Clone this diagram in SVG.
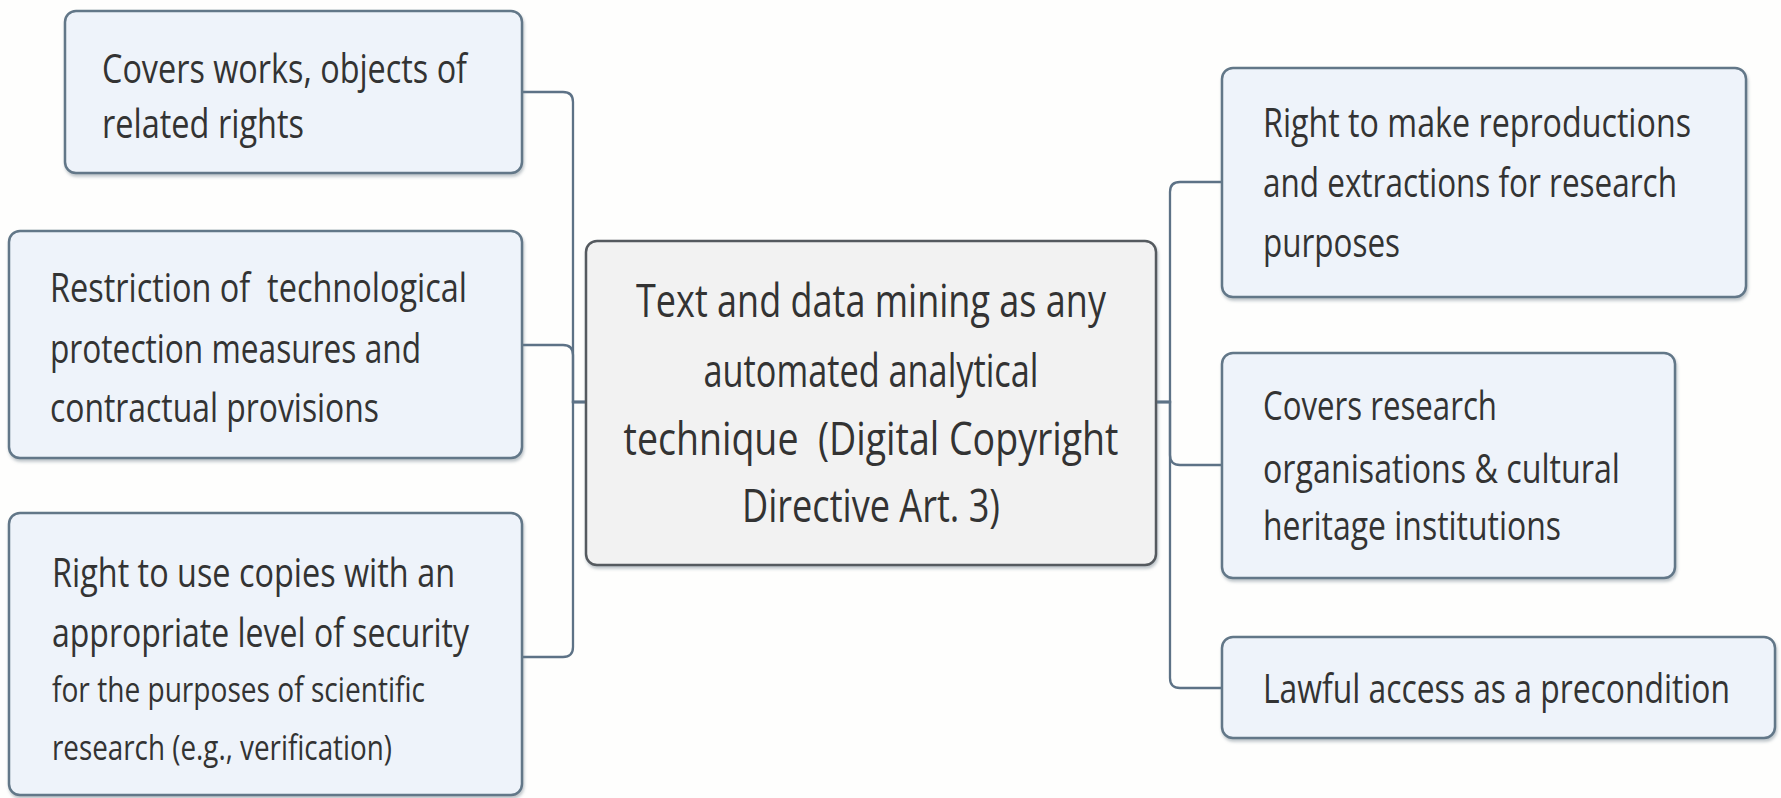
<svg xmlns="http://www.w3.org/2000/svg" width="1781" height="798" viewBox="0 0 1781 798">
  <style>
    .box { fill: #eef3fa; stroke: #627788; stroke-width: 2.5; }
    .core { fill: #f2f2f2; stroke: #555a5f; stroke-width: 2.5; }
    .txt { font-family: "Open Sans", "Noto Sans", sans-serif; font-size: 40px; fill: #333333; }
    .sm { font-size: 35px; }
    .big { font-size: 46px; text-anchor: middle; }
    .pre { white-space: pre; }
    .wire { fill: none; stroke: #5d7286; stroke-width: 2.3; }
  </style>
  <defs>
    <filter id="shade" x="-5%" y="-5%" width="110%" height="115%">
      <feDropShadow dx="1" dy="2.5" stdDeviation="1.5" flood-color="#6b7a88" flood-opacity="0.45"/>
    </filter>
  </defs>

  <rect width="1781" height="798" fill="#fefefd"/>

  <!-- connectors from the central topic to each branch -->
  <g id="connectors">
    <path class="wire" d="M586,402 H573 V102 Q573,92 563,92 H522"/>
    <path class="wire" d="M586,402 H573 V355 Q573,345 563,345 H522"/>
    <path class="wire" d="M586,402 H573 V647 Q573,657 563,657 H522"/>
    <path class="wire" d="M1156,402 H1170 V192 Q1170,182 1180,182 H1222"/>
    <path class="wire" d="M1156,402 H1170 V455 Q1170,465 1180,465 H1222"/>
    <path class="wire" d="M1156,402 H1170 V678 Q1170,688 1180,688 H1222"/>
  </g>

  <!-- labels are set in a horizontally narrowed face (scale 0.8) -->
  <g id="central">
    <rect class="core" x="586" y="241" width="570" height="324" rx="11" filter="url(#shade)"/>
    <g transform="translate(871 0) scale(0.8 1)">
      <text class="txt big" x="0" y="317" textLength="587.5" lengthAdjust="spacingAndGlyphs">Text and data mining as any</text>
      <text class="txt big" x="0" y="387" textLength="418.75" lengthAdjust="spacingAndGlyphs">automated analytical</text>
      <text class="txt big pre" x="0" y="455" textLength="618.75" lengthAdjust="spacingAndGlyphs">technique  (Digital Copyright</text>
      <text class="txt big" x="0" y="522" textLength="322.5" lengthAdjust="spacingAndGlyphs">Directive Art. 3)</text>
    </g>
  </g>

  <g id="works">
    <rect class="box" x="65" y="11" width="457" height="162" rx="11" filter="url(#shade)"/>
    <g transform="translate(102 0) scale(0.8 1)">
      <text class="txt" x="0" y="83" textLength="456.25" lengthAdjust="spacingAndGlyphs">Covers works, objects of</text>
      <text class="txt" x="0" y="138" textLength="252.5" lengthAdjust="spacingAndGlyphs">related rights</text>
    </g>
  </g>

  <g id="restriction">
    <rect class="box" x="9" y="231" width="513" height="227" rx="11" filter="url(#shade)"/>
    <g transform="translate(50 0) scale(0.8 1)">
      <text class="txt pre" x="0" y="302" textLength="521.25" lengthAdjust="spacingAndGlyphs">Restriction of  technological</text>
      <text class="txt" x="0" y="363" textLength="463.75" lengthAdjust="spacingAndGlyphs">protection measures and</text>
      <text class="txt" x="0" y="422" textLength="411.25" lengthAdjust="spacingAndGlyphs">contractual provisions</text>
    </g>
  </g>

  <g id="copies">
    <rect class="box" x="9" y="513" width="513" height="282" rx="11" filter="url(#shade)"/>
    <g transform="translate(52 0) scale(0.8 1)">
      <text class="txt" x="0" y="587" textLength="503.75" lengthAdjust="spacingAndGlyphs">Right to use copies with an</text>
      <text class="txt" x="0" y="647" textLength="521.25" lengthAdjust="spacingAndGlyphs">appropriate level of security</text>
      <text class="txt sm" x="0" y="702" textLength="466.25" lengthAdjust="spacingAndGlyphs">for the purposes of scientific</text>
      <text class="txt sm" x="0" y="760" textLength="425" lengthAdjust="spacingAndGlyphs">research (e.g., verification)</text>
    </g>
  </g>

  <g id="reproductions">
    <rect class="box" x="1222" y="68" width="524" height="229" rx="11" filter="url(#shade)"/>
    <g transform="translate(1263 0) scale(0.8 1)">
      <text class="txt" x="0" y="137" textLength="535" lengthAdjust="spacingAndGlyphs">Right to make reproductions</text>
      <text class="txt" x="0" y="197" textLength="517.5" lengthAdjust="spacingAndGlyphs">and extractions for research</text>
      <text class="txt" x="0" y="257" textLength="171.25" lengthAdjust="spacingAndGlyphs">purposes</text>
    </g>
  </g>

  <g id="organisations">
    <rect class="box" x="1222" y="353" width="453" height="225" rx="11" filter="url(#shade)"/>
    <g transform="translate(1263 0) scale(0.8 1)">
      <text class="txt" x="0" y="420" textLength="292.5" lengthAdjust="spacingAndGlyphs">Covers research</text>
      <text class="txt" x="0" y="483" textLength="446.25" lengthAdjust="spacingAndGlyphs">organisations &amp; cultural</text>
      <text class="txt" x="0" y="540" textLength="372.5" lengthAdjust="spacingAndGlyphs">heritage institutions</text>
    </g>
  </g>

  <g id="access">
    <rect class="box" x="1222" y="637" width="553" height="101" rx="11" filter="url(#shade)"/>
    <g transform="translate(1263 0) scale(0.8 1)">
      <text class="txt" x="0" y="703" textLength="583.75" lengthAdjust="spacingAndGlyphs">Lawful access as a precondition</text>
    </g>
  </g>
</svg>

....................

### [Stated task]
Copy the listing over exactly, skipping the pictures it holds.

### [Expected answer]
Clone this diagram in SVG.
<svg xmlns="http://www.w3.org/2000/svg" width="1781" height="798" viewBox="0 0 1781 798">
  <style>
    .box { fill: #eef3fa; stroke: #627788; stroke-width: 2.5; }
    .core { fill: #f2f2f2; stroke: #555a5f; stroke-width: 2.5; }
    .txt { font-family: "Open Sans", "Noto Sans", sans-serif; font-size: 40px; fill: #333333; }
    .sm { font-size: 35px; }
    .big { font-size: 46px; text-anchor: middle; }
    .pre { white-space: pre; }
    .wire { fill: none; stroke: #5d7286; stroke-width: 2.3; }
  </style>
  <defs>
    <filter id="shade" x="-5%" y="-5%" width="110%" height="115%">
      <feDropShadow dx="1" dy="2.5" stdDeviation="1.5" flood-color="#6b7a88" flood-opacity="0.45"/>
    </filter>
  </defs>

  <rect width="1781" height="798" fill="#fefefd"/>

  <!-- connectors from the central topic to each branch -->
  <g id="connectors">
    <path class="wire" d="M586,402 H573 V102 Q573,92 563,92 H522"/>
    <path class="wire" d="M586,402 H573 V355 Q573,345 563,345 H522"/>
    <path class="wire" d="M586,402 H573 V647 Q573,657 563,657 H522"/>
    <path class="wire" d="M1156,402 H1170 V192 Q1170,182 1180,182 H1222"/>
    <path class="wire" d="M1156,402 H1170 V455 Q1170,465 1180,465 H1222"/>
    <path class="wire" d="M1156,402 H1170 V678 Q1170,688 1180,688 H1222"/>
  </g>

  <!-- labels are set in a horizontally narrowed face (scale 0.8) -->
  <g id="central">
    <rect class="core" x="586" y="241" width="570" height="324" rx="11" filter="url(#shade)"/>
    <g transform="translate(871 0) scale(0.8 1)">
      <text class="txt big" x="0" y="317" textLength="587.5" lengthAdjust="spacingAndGlyphs">Text and data mining as any</text>
      <text class="txt big" x="0" y="387" textLength="418.75" lengthAdjust="spacingAndGlyphs">automated analytical</text>
      <text class="txt big pre" x="0" y="455" textLength="618.75" lengthAdjust="spacingAndGlyphs">technique  (Digital Copyright</text>
      <text class="txt big" x="0" y="522" textLength="322.5" lengthAdjust="spacingAndGlyphs">Directive Art. 3)</text>
    </g>
  </g>

  <g id="works">
    <rect class="box" x="65" y="11" width="457" height="162" rx="11" filter="url(#shade)"/>
    <g transform="translate(102 0) scale(0.8 1)">
      <text class="txt" x="0" y="83" textLength="456.25" lengthAdjust="spacingAndGlyphs">Covers works, objects of</text>
      <text class="txt" x="0" y="138" textLength="252.5" lengthAdjust="spacingAndGlyphs">related rights</text>
    </g>
  </g>

  <g id="restriction">
    <rect class="box" x="9" y="231" width="513" height="227" rx="11" filter="url(#shade)"/>
    <g transform="translate(50 0) scale(0.8 1)">
      <text class="txt pre" x="0" y="302" textLength="521.25" lengthAdjust="spacingAndGlyphs">Restriction of  technological</text>
      <text class="txt" x="0" y="363" textLength="463.75" lengthAdjust="spacingAndGlyphs">protection measures and</text>
      <text class="txt" x="0" y="422" textLength="411.25" lengthAdjust="spacingAndGlyphs">contractual provisions</text>
    </g>
  </g>

  <g id="copies">
    <rect class="box" x="9" y="513" width="513" height="282" rx="11" filter="url(#shade)"/>
    <g transform="translate(52 0) scale(0.8 1)">
      <text class="txt" x="0" y="587" textLength="503.75" lengthAdjust="spacingAndGlyphs">Right to use copies with an</text>
      <text class="txt" x="0" y="647" textLength="521.25" lengthAdjust="spacingAndGlyphs">appropriate level of security</text>
      <text class="txt sm" x="0" y="702" textLength="466.25" lengthAdjust="spacingAndGlyphs">for the purposes of scientific</text>
      <text class="txt sm" x="0" y="760" textLength="425" lengthAdjust="spacingAndGlyphs">research (e.g., verification)</text>
    </g>
  </g>

  <g id="reproductions">
    <rect class="box" x="1222" y="68" width="524" height="229" rx="11" filter="url(#shade)"/>
    <g transform="translate(1263 0) scale(0.8 1)">
      <text class="txt" x="0" y="137" textLength="535" lengthAdjust="spacingAndGlyphs">Right to make reproductions</text>
      <text class="txt" x="0" y="197" textLength="517.5" lengthAdjust="spacingAndGlyphs">and extractions for research</text>
      <text class="txt" x="0" y="257" textLength="171.25" lengthAdjust="spacingAndGlyphs">purposes</text>
    </g>
  </g>

  <g id="organisations">
    <rect class="box" x="1222" y="353" width="453" height="225" rx="11" filter="url(#shade)"/>
    <g transform="translate(1263 0) scale(0.8 1)">
      <text class="txt" x="0" y="420" textLength="292.5" lengthAdjust="spacingAndGlyphs">Covers research</text>
      <text class="txt" x="0" y="483" textLength="446.25" lengthAdjust="spacingAndGlyphs">organisations &amp; cultural</text>
      <text class="txt" x="0" y="540" textLength="372.5" lengthAdjust="spacingAndGlyphs">heritage institutions</text>
    </g>
  </g>

  <g id="access">
    <rect class="box" x="1222" y="637" width="553" height="101" rx="11" filter="url(#shade)"/>
    <g transform="translate(1263 0) scale(0.8 1)">
      <text class="txt" x="0" y="703" textLength="583.75" lengthAdjust="spacingAndGlyphs">Lawful access as a precondition</text>
    </g>
  </g>
</svg>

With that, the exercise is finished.